NASCAR fans meet racing legends
By NICK SCHWIEN
By NICK SCHWIEN
COLBY -- Her son tipped her off it was going to be an event she didn't want to miss.
So when the time came, Cindy Enright loaded up and headed west from Salina.
Nearly three hours later, she arrived at her destination -- Thomas County Speedway in Colby.
Enright normally wouldn't travel the long trek down Interstate 70 for a regular race, even though she's been attending dirt-track racing events since she was 5.
Now, 47 years later, she was getting a chance to meet NASCAR legends Kenny Schrader and Kenny Wallace in person.
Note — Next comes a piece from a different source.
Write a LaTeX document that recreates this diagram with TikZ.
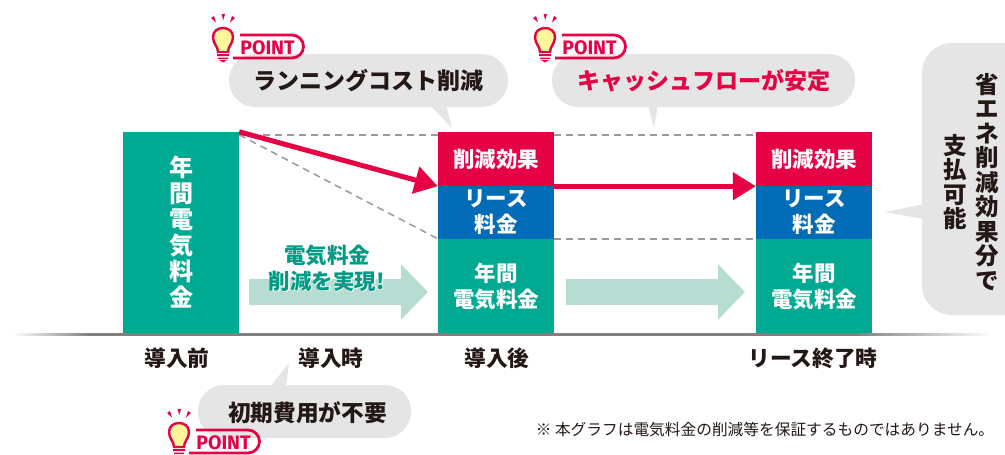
\documentclass[tikz,border=0pt]{standalone}
\usepackage{fontspec}
\setmainfont{Noto Sans CJK JP}
\newfontfamily\pointfont{Fira Sans}
\usetikzlibrary{arrows.meta}
\definecolor{barteal}{HTML}{00A992}
\definecolor{barred}{HTML}{E60044}
\definecolor{barblue}{HTML}{006CB8}
\definecolor{palegreen}{HTML}{B7DDD2}
\definecolor{bubblegray}{HTML}{E5E5E5}
\definecolor{inkdark}{HTML}{231815}
\definecolor{inkteal}{HTML}{009B85}
\definecolor{bulbyellow}{HTML}{FFF799}
\pgfdeclarehorizontalshading{baseshade}{100bp}{color(0bp)=(white); color(25bp)=(white); color(29bp)=(black!50); color(68bp)=(black!50); color(75bp)=(white); color(100bp)=(white)}
\newcommand{\halotext}[1]{\rlap{\textcolor{white}{\addfontfeature{FakeBold=4}#1}}#1}
\begin{document}
\begin{tikzpicture}[
  x=1pt, y=-1pt,
  bar/.style={rectangle, inner sep=0pt, minimum width=116pt, text=white, align=center, font=\fontsize{21.5}{26}\selectfont\bfseries},
  bubble/.style={rectangle, fill=bubblegray, rounded corners=26pt, minimum height=53pt, inner sep=0pt, font=\fontsize{23}{26}\selectfont\bfseries},
  stem/.style={fill=bubblegray},
  axislabel/.style={inner sep=0pt, text=inkdark, font=\fontsize{21.7}{24}\selectfont\bfseries},
  vlabel/.style={inner sep=0pt, align=center, text=inkdark, font=\fontsize{23.5}{24.5}\selectfont\bfseries},
  guide/.style={draw=black!40, line width=1.5pt, dash pattern=on 7pt off 5pt},
  gain/.style={barred, line width=5pt, -{Triangle[length=23pt, width=27pt]}},
  flow/.style={palegreen, line width=26pt, -{Triangle[length=27pt, width=54pt]}},
  pointmark/.pic={
    \draw[barred, line width=2.4pt, fill=bulbyellow] (-5,14) .. controls (-5,8) and (-10,6) .. (-10,-1) .. controls (-10,-7) and (-5,-10) .. (0,-10) .. controls (5,-10) and (10,-7) .. (10,-1) .. controls (10,6) and (5,8) .. (5,14) -- cycle;
    \fill[barred] (-6,16) rectangle (6,18) (-5,19.5) rectangle (5,21) (-4,22) -- (4,22) -- (0,24.5) -- cycle;
    \fill[barred] (-1.5,-24) -- (2,-24) -- (0.3,-18) -- cycle (-12,-20) -- (-9,-22) -- (-7,-15.5) -- cycle (12,-20) -- (9,-22) -- (7,-15.5) -- cycle;
    \draw[barred, line width=2.8pt] (17,-3) -- (69,-3) arc[start angle=90, end angle=-90, radius=11.5pt] -- (10,20);
    \node[inner sep=0pt, text=barred, font=\fontsize{19.5}{19.5}\pointfont\bfseries] (-label) at (44.5,10) {POINT};
  }
]
\useasboundingbox (0,0) rectangle (1005,455);

% Base line
\shade[shading=baseshade] (12,333) rectangle (992,335.5);

% Bars
\node[bar, fill=barteal, minimum height=201pt, font=\fontsize{24}{26}\selectfont\bfseries] (before) at (181,232.5) {年\\間\\電\\気\\料\\金};

\node[bar, fill=barred, minimum height=54pt] (cutA) at (496,159) {削減効果};
\node[bar, fill=barblue, minimum height=53pt] (leaseA) at (496,212.5) {リース\\料金};
\node[bar, fill=barteal, minimum height=94pt] (billA) at (496,286) {年間\\電気料金};

\node[bar, fill=barred, minimum height=54pt] (cutB) at (814,159) {削減効果};
\node[bar, fill=barblue, minimum height=53pt] (leaseB) at (814,212.5) {リース\\料金};
\node[bar, fill=barteal, minimum height=94pt] (billB) at (814,286) {年間\\電気料金};

% Guides
\draw[guide] ([yshift=-3pt]before.north east) -- ([yshift=-3pt]cutA.north west);
\draw[guide] ([yshift=-3pt]before.north east) -- (billA.north west);
\draw[guide] ([yshift=-3pt]cutA.north east) -- ([yshift=-3pt]cutB.north west);
\draw[guide] (billA.north east) -- (billB.north west);

% Pale arrows
\coordinate (flowAs) at (249,292);
\coordinate (flowAe) at (428,292);
\coordinate (flowBs) at (566,292);
\coordinate (flowBe) at (745,292);
\draw[flow] (flowAs) -- (flowAe);
\draw[flow] (flowBs) -- (flowBe);
\node[inner sep=0pt, align=center, text=inkteal, font=\fontsize{21.5}{26}\selectfont\bfseries] (gaintext) at (327,268) {\halotext{電気料金}\\\halotext{削減を実現!}};

% Red arrows
\draw[gain] (before.north east) -- (cutA.south west);
\draw[gain] (cutA.south east) -- (cutB.south west);

% Bubbles
\fill[stem] (430,105) -- (452,128) -- (446,105) -- cycle;
\node[bubble, minimum width=279pt, text=inkdark] (running) at (368.5,80.5) {ランニングコスト削減};

\fill[stem] (648,105) -- (654,128) -- (658,105) -- cycle;
\node[bubble, minimum width=303pt, text=barred] (cash) at (703.5,80.5) {キャッシュフローが安定};

\fill[stem] (270,387) -- (289,363) -- (286,387) -- cycle;
\node[bubble, minimum width=213pt, text=inkdark] (initial) at (304.5,411.5) {};
\node[inner sep=0pt, text=inkdark, font=\fontsize{22.7}{26}\selectfont\bfseries] (initialtext) at (307.5,413) {初期費用が不要};

\fill[stem] (924,204) -- (885,212) -- (924,219) -- cycle;
\fill[bubblegray] (1005,43) -- (952,43) arc[start angle=90, end angle=180, radius=30pt] -- (922,285) arc[start angle=180, end angle=270, radius=30pt] -- (1005,315) -- cycle;
\node[vlabel] (saving) at (987,182) {省\\エ\\ネ\\削\\減\\効\\果\\分\\で};
\node[vlabel] (payable) at (955,182) {支\\払\\可\\能};

% Axis labels
\node[axislabel] (lblbefore) at (177,358) {導入前};
\node[axislabel] (lblstart) at (331,358) {導入時};
\node[axislabel] (lblafter) at (497,358) {導入後};
\node[axislabel] (lblend) at (813,358) {リース終了時};

% Note
\node[inner sep=0pt, text=inkdark, font=\fontsize{15.7}{18}\selectfont] (note) at (765,430) {※ 本グラフは電気料金の削減等を保証するものではありません。};

% Point marks
\pic (pointA) at (223,38) {pointmark};
\pic (pointB) at (545,38) {pointmark};
\pic (pointC) at (179,433) {pointmark};

\end{tikzpicture}
\end{document}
"It's usually so crowded when you go to see them at things like this that you can't get very close to them," Enright said about arriving early for Sunday's meet-and-greet for the two main attractions. "It's very neat to be able to get this close to them."
Enright and her son, Joe, were just two of the many fans who crowded into the 4-H Building on the Thomas County Fairgrounds for the pre-race activities.
The event was part of S&W Supply's 80th anniversary celebration, and Schrader and Wallace were the headliners -- both driving IMCA modifieds later that night.
"It's good for dirt track racing," Enright said. "It brings out the fans. We love our local guys, but it's awesome to see these guys closer."
Schrader, who has raced at RPM Speedway in Hays three times including earlier this year, and Wallace were making a quick tour of tracks in Colorado and made the swing east through Colby for the special event.
Schrader, in his laid-back attitude, let Wallace rev up the crowd upon his arrival. Wallace, who has a flamboyant personality and high-energy attitude, didn't take long to get the crowd laughing.
"The older I get, the more I get wore out entertaining," Wallace told the crowd.
"But not talking," Schrader jabbed back.
"That's true," Wallace said, then let out a hearty laugh.
Schrader and Wallace have dabbled in the NASCAR ranks through the years, and Wallace has a regular show on Fox Sports 1 focusing on NASCAR.
But both still have a love for dirt tracks and fans of the sport. They showed that Sunday in Colby.
"You can have a lot more fun with a $1,000 motor than something a lot more expensive," Schrader said.